* **Material**:
===
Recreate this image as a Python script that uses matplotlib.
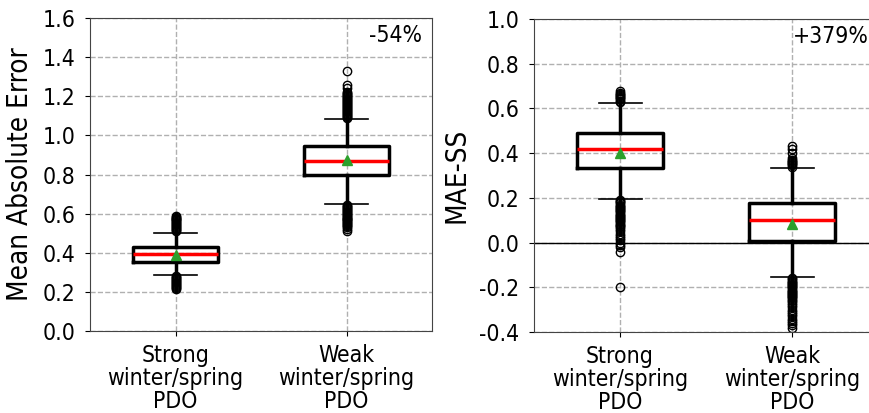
import matplotlib
matplotlib.use("Agg")
import matplotlib.pyplot as plt

plt.rcParams['axes.unicode_minus'] = False
plt.rcParams['font.family'] = ['DejaVu Sans']
plt.rcParams['font.stretch'] = 'condensed'

categories = ["Strong\nwinter/spring\nPDO", "Weak\nwinter/spring\nPDO"]

# Panel 1: Mean Absolute Error
mae_q1 = [0.352, 0.795]
mae_med = [0.393, 0.868]
mae_q3 = [0.430, 0.946]
mae_mean = [0.390, 0.872]
mae_wlo = [0.286, 0.650]
mae_whi = [0.503, 1.085]
mae_fliers_strong = [0.51, 0.515, 0.52, 0.525, 0.53, 0.535, 0.54, 0.545, 0.55, 0.555,
                     0.56, 0.565, 0.57, 0.575, 0.58, 0.585, 0.59,
                     0.28, 0.275, 0.27, 0.265, 0.26, 0.255, 0.25, 0.245, 0.24,
                     0.235, 0.23, 0.225, 0.22, 0.215]
mae_fliers_weak = [1.09, 1.095, 1.10, 1.105, 1.11, 1.115, 1.12, 1.125, 1.13, 1.135,
                   1.14, 1.145, 1.15, 1.155, 1.16, 1.165, 1.17, 1.175, 1.18, 1.185,
                   1.19, 1.195, 1.20, 1.205, 1.21, 1.215, 1.22, 1.24, 1.26, 1.33,
                   0.645, 0.64, 0.635, 0.63, 0.625, 0.62, 0.615, 0.61, 0.605, 0.60,
                   0.595, 0.59, 0.585, 0.58, 0.575, 0.57, 0.565, 0.56, 0.555, 0.55,
                   0.545, 0.54, 0.535, 0.53, 0.52, 0.51]

# Panel 2: MAE skill score
ss_q1 = [0.334, 0.007]
ss_med = [0.418, 0.100]
ss_q3 = [0.490, 0.177]
ss_mean = [0.402, 0.085]
ss_wlo = [0.195, -0.153]
ss_whi = [0.625, 0.335]
ss_fliers_strong = [0.63, 0.635, 0.64, 0.645, 0.65, 0.655, 0.66, 0.665, 0.67, 0.68,
                    0.19, 0.185, 0.18, 0.175, 0.17, 0.165, 0.16, 0.155, 0.15, 0.145,
                    0.14, 0.135, 0.13, 0.125, 0.12, 0.115, 0.11, 0.105, 0.10, 0.095,
                    0.09, 0.085, 0.08, 0.075, 0.07, 0.06, 0.05, 0.04, 0.03, 0.02,
                    0.01, 0.0, -0.01, -0.02, -0.04, -0.2]
ss_fliers_weak = [0.34, 0.345, 0.35, 0.355, 0.36, 0.365, 0.37, 0.38, 0.40, 0.42, 0.43,
                  -0.16, -0.165, -0.17, -0.175, -0.18, -0.185, -0.19, -0.195, -0.20,
                  -0.205, -0.21, -0.215, -0.22, -0.225, -0.23, -0.235, -0.24, -0.245,
                  -0.25, -0.255, -0.26, -0.27, -0.28, -0.29, -0.30, -0.31, -0.32,
                  -0.33, -0.34, -0.35, -0.36, -0.37, -0.38]

mae_ticks = [0.0, 0.2, 0.4, 0.6, 0.8, 1.0, 1.2, 1.4, 1.6]
ss_ticks = [-0.4, -0.2, 0.0, 0.2, 0.4, 0.6, 0.8, 1.0]


def make_stats(q1, med, q3, mean, wlo, whi, fliers):
    out = []
    for i in range(len(q1)):
        out.append(dict(q1=q1[i], med=med[i], q3=q3[i], mean=mean[i],
                        whislo=wlo[i], whishi=whi[i], fliers=fliers[i]))
    return out


fig = plt.figure(figsize=(8.69, 4.13), dpi=100)
ax1 = fig.add_axes([90/869, 1-331/413, (432-90)/869, (331-18)/413])
ax2 = fig.add_axes([534/869, 1-332/413, (878-534)/869, (332-19)/413])

box_kw = dict(
    positions=[1, 2], widths=0.5, showmeans=True,
    boxprops=dict(color='black', linewidth=2.5),
    whiskerprops=dict(color='black', linewidth=2.5),
    capprops=dict(color='black', linewidth=1.2),
    medianprops=dict(color='red', linewidth=2.5),
    meanprops=dict(marker='^', markerfacecolor='#2ca02c', markeredgecolor='#2ca02c', markersize=7),
    flierprops=dict(marker='o', markerfacecolor='none', markeredgecolor='black', markersize=6, markeredgewidth=1.0),
)

stats1 = make_stats(mae_q1, mae_med, mae_q3, mae_mean, mae_wlo, mae_whi,
                    [mae_fliers_strong, mae_fliers_weak])
stats2 = make_stats(ss_q1, ss_med, ss_q3, ss_mean, ss_wlo, ss_whi,
                    [ss_fliers_strong, ss_fliers_weak])

ax1.bxp(stats1, **box_kw)
ax2.bxp(stats2, **box_kw)

for ax, ticks, lab, txt, tx, ha in [(ax1, mae_ticks, 'Mean Absolute Error', '-54%', 0.97, 'right'),
                                    (ax2, ss_ticks, 'MAE-SS', '+379%', 0.753, 'left')]:
    ax.set_xlim(0.5, 2.5)
    ax.set_ylim(ticks[0], ticks[-1])
    ax.set_yticks(ticks)
    ax.set_yticklabels(['%.1f' % t for t in ticks], fontsize=16.5)
    ax.set_xticks([1, 2])
    ax.set_xticklabels(categories, fontsize=16.5, linespacing=1.0)
    ax.tick_params(axis='y', pad=7)
    ax.tick_params(axis='x', pad=6)
    ax.set_ylabel(lab, fontsize=20, labelpad=6)
    ax.grid(True, linestyle='--', color='#b0b0b0', linewidth=1.0)
    ax.set_axisbelow(True)
    for s in ax.spines.values():
        s.set_color('#444444')
    ax.text(tx, 0.98, txt, transform=ax.transAxes, ha=ha, va='top', fontsize=16.5)

ax2.axhline(0.0, color='black', linewidth=1.0, zorder=1)

fig.savefig('out.png', dpi=100)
===
* **Work required**: From the first line above to the line containing "0.545, 0.54, 0.535, 0.53, 0.52, 0.51]", repeat each line exactly. Pictures stay out.

* **Output of the task**:
Recreate this image as a Python script that uses matplotlib.
import matplotlib
matplotlib.use("Agg")
import matplotlib.pyplot as plt

plt.rcParams['axes.unicode_minus'] = False
plt.rcParams['font.family'] = ['DejaVu Sans']
plt.rcParams['font.stretch'] = 'condensed'

categories = ["Strong\nwinter/spring\nPDO", "Weak\nwinter/spring\nPDO"]

# Panel 1: Mean Absolute Error
mae_q1 = [0.352, 0.795]
mae_med = [0.393, 0.868]
mae_q3 = [0.430, 0.946]
mae_mean = [0.390, 0.872]
mae_wlo = [0.286, 0.650]
mae_whi = [0.503, 1.085]
mae_fliers_strong = [0.51, 0.515, 0.52, 0.525, 0.53, 0.535, 0.54, 0.545, 0.55, 0.555,
                     0.56, 0.565, 0.57, 0.575, 0.58, 0.585, 0.59,
                     0.28, 0.275, 0.27, 0.265, 0.26, 0.255, 0.25, 0.245, 0.24,
                     0.235, 0.23, 0.225, 0.22, 0.215]
mae_fliers_weak = [1.09, 1.095, 1.10, 1.105, 1.11, 1.115, 1.12, 1.125, 1.13, 1.135,
                   1.14, 1.145, 1.15, 1.155, 1.16, 1.165, 1.17, 1.175, 1.18, 1.185,
                   1.19, 1.195, 1.20, 1.205, 1.21, 1.215, 1.22, 1.24, 1.26, 1.33,
                   0.645, 0.64, 0.635, 0.63, 0.625, 0.62, 0.615, 0.61, 0.605, 0.60,
                   0.595, 0.59, 0.585, 0.58, 0.575, 0.57, 0.565, 0.56, 0.555, 0.55,
                   0.545, 0.54, 0.535, 0.53, 0.52, 0.51]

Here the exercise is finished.